Das folgende Modell (Abbildung 6) bietet eine Grundlage zur Ableitung geeigneter Strategien für eine gesunde und erfolgreiche Arbeitsgestaltung.
Abb. 6 Handlungsmodell zur gesunden und erfolgreichen Arbeitsgestaltung
Zur Veranschaulichung der Gleichung sollen die beiden folgenden Szenarien dienen:
Szenario 1: Eine Tätigkeit mit hohem Handlungsspielraum (externe Ressource) und hoher Verantwortung (Belastung) wird über einen langen Projektzeitraum (Dauer) durchgeführt. Dabei entspricht die Tätigkeit den beruflichen Qualifikationen des Beschäftigten sowie seinen individuellen Wünschen. Der Beschäftigte zeichnet sich außerdem durch eine hohe Stressbewältigungskompetenz aus (interne Ressourcen). Darüber hinaus achtet das Unternehmen darauf, dass die Beschäftigten für gute Leistungen entsprechend belohnt werden und dass arbeitsbedingten Belastungen auch entsprechende Erholzeiten gegenüberstehen. Auch bestehen für die Beschäftigten persönliche Freiräume, eigene Ideen in die Arbeit einzubringen. Das Teamklima im Unternehmen ist vorbildlich (externe Ressourcen).
Fazit: Obwohl die Dauer und die Intensität der psychischen Belastung hier sehr hoch ist, wird sie durch hohe interne und externe Ressourcen abgepuffert. Hier sind keine beziehungsweise kaum negative Beanspruchungsfolgen zu erwarten.
Szenario 2: Eine Aufgabe verlangt von den Beschäftigten seit Monaten sich ständig wiederholende, stark segmentierte Tätigkeiten – zum Beispiel das ausschließliche Scannen von Belegen oder Ähnliches (Belastung). Diese Tätigkeit wird durch andere Tätigkeiten nicht unterbrochen, angereichert oder erweitert (fehlende externe Ressource). Die Person ist hinsichtlich der durchzuführenden Arbeit deutlich überqualifiziert und damit unterfordert (Beanspruchung) und das Unternehmen besitzt weder Möglichkeiten der Mischarbeit noch Empfehlungen zu Bildschirmarbeitsunterbrechungen. Auch Mitarbeitergespräche wurden schon seit Jahren nicht mehr geführt (fehlende externe Ressourcen). Durch häufigen Wechsel in der Belegschaft besteht kein guter Zusammenhalt im Kollegenkreis (fehlende externe Ressource).

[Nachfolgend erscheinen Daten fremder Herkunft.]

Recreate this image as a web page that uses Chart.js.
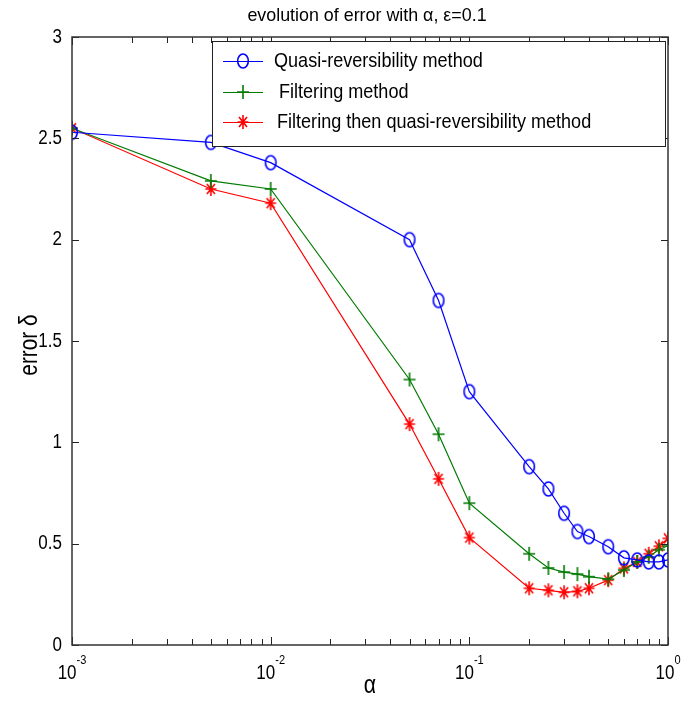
<!DOCTYPE html>
<html>
<head>
<meta charset="utf-8">
<script src="https://cdn.jsdelivr.net/npm/chart.js@4.4.1/dist/chart.umd.min.js"></script>
<style>
  html, body { margin: 0; padding: 0; background: #fff; }
  #wrap { width: 681px; height: 704px; }
</style>
</head>
<body>
<div id="wrap"><canvas id="errChart" width="681" height="704"></canvas></div>
<script>
// data
const alphas = [0.001, 0.005, 0.01, 0.05, 0.07, 0.1, 0.2, 0.25, 0.3, 0.35, 0.4, 0.5, 0.6, 0.7, 0.8, 0.9, 1.0];
const quasiRev = [2.53, 2.48, 2.38, 2.00, 1.70, 1.25, 0.88, 0.77, 0.65, 0.56, 0.535, 0.485, 0.43, 0.42, 0.41, 0.41, 0.42];
const filtering = [2.55, 2.29, 2.25, 1.31, 1.04, 0.70, 0.45, 0.38, 0.36, 0.35, 0.337, 0.325, 0.37, 0.41, 0.435, 0.47, 0.49];
const filterQuasi = [2.55, 2.25, 2.18, 1.09, 0.82, 0.53, 0.28, 0.27, 0.26, 0.265, 0.28, 0.32, 0.378, 0.41, 0.45, 0.487, 0.526];
const seriesNames = ['Quasi-reversibility method', 'Filtering method', 'Filtering then quasi-reversibility method'];
const xTickValues = [0.001, 0.01, 0.1, 1];
const xTickExps = ['-3', '-2', '-1', '0'];
const yTicks = [0, 0.5, 1, 1.5, 2, 2.5, 3];

const SANS = '"Liberation Sans", Arial, sans-serif';

// matlab-ish markers (figure is squeezed horizontally, so circles are ellipses)
function makeMarker(kind, color) {
    const c = document.createElement('canvas');
    c.width = 16; c.height = 18;
    const g = c.getContext('2d');
    g.strokeStyle = color;
    g.lineWidth = 1.6;
    const cx = 8, cy = 9;
    g.beginPath();
    if (kind === 'o') {
        g.ellipse(cx, cy, 5.3, 7, 0, 0, Math.PI * 2);
    } else if (kind === '+') {
        g.moveTo(cx - 6, cy); g.lineTo(cx + 6, cy);
        g.moveTo(cx, cy - 7); g.lineTo(cx, cy + 7);
    } else {
        g.moveTo(cx - 5.5, cy); g.lineTo(cx + 5.5, cy);
        g.moveTo(cx, cy - 7); g.lineTo(cx, cy + 7);
        g.moveTo(cx - 4, cy - 5); g.lineTo(cx + 4, cy + 5);
        g.moveTo(cx - 4, cy + 5); g.lineTo(cx + 4, cy - 5);
    }
    g.stroke();
    return c;
}

// squeezed text, like the narrow helvetica of the figure
function squeezeText(ctx, str, x, y, size, align, sx, baseline) {
    ctx.save();
    ctx.translate(x, y);
    ctx.scale(sx, 1);
    ctx.font = size + 'px ' + SANS;
    ctx.textAlign = align;
    ctx.textBaseline = baseline || 'middle';
    ctx.fillText(str, 0, 0);
    ctx.restore();
}

const colors = ['#0000ff', '#007a00', '#ff0000'];
const markers = [makeMarker('o', colors[0]), makeMarker('+', colors[1]), makeMarker('*', colors[2])];
const series = [quasiRev, filtering, filterQuasi];

const datasets = series.map((vals, i) => ({
    label: seriesNames[i],
    data: alphas.map((a, k) => ({ x: a, y: vals[k] })),
    borderColor: colors[i],
    backgroundColor: colors[i],
    borderWidth: 1.2,
    pointStyle: markers[i],
    pointRadius: 6,
    tension: 0,
    fill: false
}));

const matlabAxes = {
    id: 'matlabAxes',
    afterDraw(chart) {
        const { ctx, chartArea: a, scales: { x, y } } = chart;
        ctx.save();

        // inward ticks
        ctx.strokeStyle = '#222';
        ctx.lineWidth = 1;
        ctx.beginPath();
        yTicks.forEach(v => {
            const py = Math.round(y.getPixelForValue(v)) + 0.5;
            ctx.moveTo(a.left, py); ctx.lineTo(a.left + 7, py);
            ctx.moveTo(a.right, py); ctx.lineTo(a.right - 7, py);
        });
        for (let d = -3; d < 0; d++) {
            for (let k = 1; k <= 10; k++) {
                const v = k * Math.pow(10, d);
                const len = (k === 1 || k === 10) ? 8 : 6;
                const px = Math.round(x.getPixelForValue(v)) + 0.5;
                ctx.moveTo(px, a.bottom); ctx.lineTo(px, a.bottom - len);
                ctx.moveTo(px, a.top); ctx.lineTo(px, a.top + len);
            }
        }
        ctx.stroke();

        // box
        ctx.strokeStyle = '#333';
        ctx.lineWidth = 1.5;
        ctx.strokeRect(a.left, a.top, a.right - a.left, a.bottom - a.top);

        ctx.fillStyle = '#000';

        // y tick labels
        yTicks.forEach(v => {
            squeezeText(ctx, String(v), a.left - 10, y.getPixelForValue(v), 20, 'right', 0.85);
        });

        // x tick labels 10^n
        xTickValues.forEach((v, i) => {
            const px = x.getPixelForValue(v);
            ctx.font = '20px ' + SANS;
            const w1 = ctx.measureText('10').width * 0.85;
            ctx.font = '13px ' + SANS;
            const w2 = ctx.measureText(xTickExps[i]).width * 0.85;
            const left = px - (w1 + w2) / 2;
            squeezeText(ctx, '10', left, 679, 20, 'left', 0.85, 'alphabetic');
            squeezeText(ctx, xTickExps[i], left + w1, 664, 13, 'left', 0.85, 'alphabetic');
        });

        // axis titles
        squeezeText(ctx, '\u03b1', (a.left + a.right) / 2, 693, 25, 'center', 0.85, 'alphabetic');
        ctx.save();
        ctx.translate(37, 345);
        ctx.rotate(-Math.PI / 2);
        ctx.scale(0.8, 1);
        ctx.font = '26px ' + SANS;
        ctx.textAlign = 'center';
        ctx.textBaseline = 'alphabetic';
        ctx.fillText('error \u03b4', 0, 0);
        ctx.restore();

        // title
        squeezeText(ctx, 'evolution of error with \u03b1, \u03b5=0.1', 367, 16, 19, 'center', 0.94);

        // legend box
        const lx = 212, ly = 41, lw = 453, lh = 105;
        ctx.fillStyle = '#fff';
        ctx.fillRect(lx, ly, lw, lh);
        ctx.strokeStyle = '#222';
        ctx.lineWidth = 1;
        ctx.strokeRect(lx + 0.5, ly + 0.5, lw, lh);
        const rows = [61, 92, 122];
        const textX = [274, 279, 277];
        chart.data.datasets.forEach((ds, i) => {
            const ry = rows[i];
            ctx.strokeStyle = ds.borderColor;
            ctx.lineWidth = 1.2;
            ctx.beginPath();
            ctx.moveTo(223, ry + 0.5); ctx.lineTo(263, ry + 0.5);
            ctx.stroke();
            ctx.drawImage(ds.pointStyle, 243 - 8, ry - 9);
            ctx.fillStyle = '#000';
            squeezeText(ctx, ds.label, textX[i], ry, 21, 'left', 0.86);
        });

        ctx.restore();
    }
};

new Chart(document.getElementById('errChart'), {
    type: 'line',
    data: { datasets: datasets },
    options: {
        responsive: false,
        animation: false,
        layout: { padding: { top: 37, right: 13, left: 0, bottom: 0 } },
        plugins: { legend: { display: false }, tooltip: { enabled: false }, title: { display: false } },
        scales: {
            x: {
                type: 'logarithmic',
                min: 0.001,
                max: 1,
                grid: { display: false },
                border: { display: false },
                ticks: { display: false },
                afterFit: s => { s.height = 59; }
            },
            y: {
                min: 0,
                max: 3,
                grid: { display: false, drawTicks: false },
                border: { display: false },
                afterBuildTicks: s => { s.ticks = yTicks.map(v => ({ value: v })); },
                ticks: { display: false },
                afterFit: s => { s.width = 72; }
            }
        }
    },
    plugins: [matlabAxes]
});
</script>
</body>
</html>
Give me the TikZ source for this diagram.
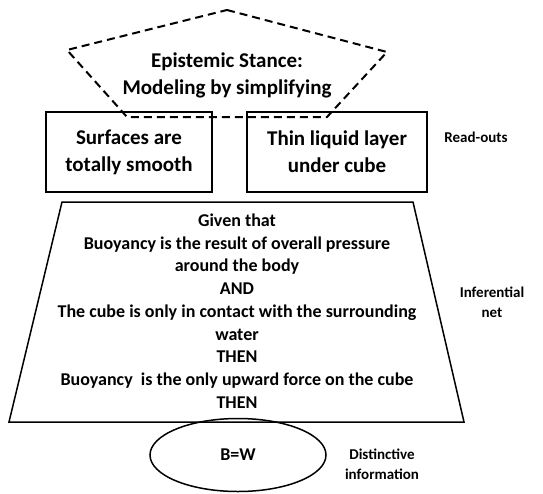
\documentclass[tikz,border=0pt]{standalone}
\usepackage{fontspec}
\setmainfont{Carlito}
\usetikzlibrary{shapes.geometric}
\begin{document}
\begin{tikzpicture}[x=1pt,y=-1pt,line join=miter]
\useasboundingbox (0,0) rectangle (543,493);
\tikzset{
 solidline/.style={draw,line width=1.5pt},
 dashline/.style={draw,line width=2pt,dash pattern=on 8pt off 5pt},
 big/.style={font=\bfseries\fontsize{21}{27}\selectfont,align=center},
 mid/.style={font=\bfseries\fontsize{18}{22.7}\selectfont,align=center},
 side/.style={font=\bfseries\fontsize{15}{20}\selectfont,align=center},
}
% epistemic stance pentagon
\coordinate (p1) at (227,10);
\coordinate (p2) at (387,52);
\coordinate (p3) at (327,117);
\coordinate (p4) at (127,117);
\coordinate (p5) at (67,50);
\draw[dashline] (p1) -- (p2) -- (p3) -- (p4) -- (p5) -- cycle;
\node[big] (stance) at (227,75) {Epistemic Stance:\\Modeling by simplifying};
% read-out boxes
\node[solidline,big,minimum width=166pt,minimum height=80pt,inner sep=0pt] (smooth) at (129,152) {Surfaces are\\totally smooth};
\node[solidline,big,minimum width=180pt,minimum height=80pt,inner sep=0pt] (layer) at (337,152) {Thin liquid layer\\under cube};
\node[side] (readouts) at (476,137) {Read-outs};
% inferential net trapezoid
\coordinate (t1) at (62,202);
\coordinate (t2) at (413,202);
\coordinate (t3) at (464,422);
\coordinate (t4) at (9,422);
\draw[solidline] (t1) -- (t2) -- (t3) -- (t4) -- cycle;
\node[mid] (net) at (237,311) {Given that\\Buoyancy is the result of overall pressure\\around the body\\AND\\The cube is only in contact with the surrounding\\water\\THEN\\Buoyancy~ is the only upward force on the cube\\THEN};
\node[side] (inferential) at (492,302) {Inferential\\net};
% distinctive information
\node[solidline,ellipse,minimum width=176pt,minimum height=73pt,inner sep=0pt,mid] (bw) at (238,455) {B=W};
\node[side] (distinctive) at (382,464) {Distinctive\\information};
\end{tikzpicture}
\end{document}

Fazit: Hier ist die Wahrscheinlichkeit sehr hoch, dass negative Beanspruchungsfolgen auftreten – zum Beispiel in Form von Monotonie und Ermüdung. Es gibt wenig/keine Ressourcen, die die Belastungen abpuffern könnten.
Diese Szenarien veranschaulichen beispielhaft die entscheidenden Einflussfaktoren auf die positiven beziehungsweise negativen Beanspruchungsfolgen. Für eine gesunde und erfolgreiche Arbeitsgestaltung ist es erforderlich, die für die jeweilige Situation bedeutsamen "Stellschrauben" zu identifizieren und zu betätigen. Dabei sollte der Fokus sowohl auf der Anpassung der Belastung als auch auf der Stärkung von Ressourcen liegen. Bei einem systematischen Vorgehen, mit dem Ziel Gesundheit und Sicherheit in die Wertschöpfungsprozesse eines Unternehmens zu implementieren, spricht man von betrieblicher Präventionskultur. Darüber hinaus muss zudem die Förderung der individuellen Gesundheitskompetenz der Person berücksichtigt werden. Denn ohne die Beteiligung und Einbindung der Beschäftigten können gesundheitsförderliche Maßnahmen nicht ihre Wirkung entfalten. Die Förderung der Gesundheitskompetenz hat das Ziel, den einzelnen Beschäftigten in seinen Fähigkeiten so zu stärken, dass er seine Gesundheit und Beschäftigungsfähigkeit erhalten kann. Letztendlich greifen Präventionskultur und Gesundheitskompetenz also ineinander und bilden eine ganzheitliche Präventionsstrategie.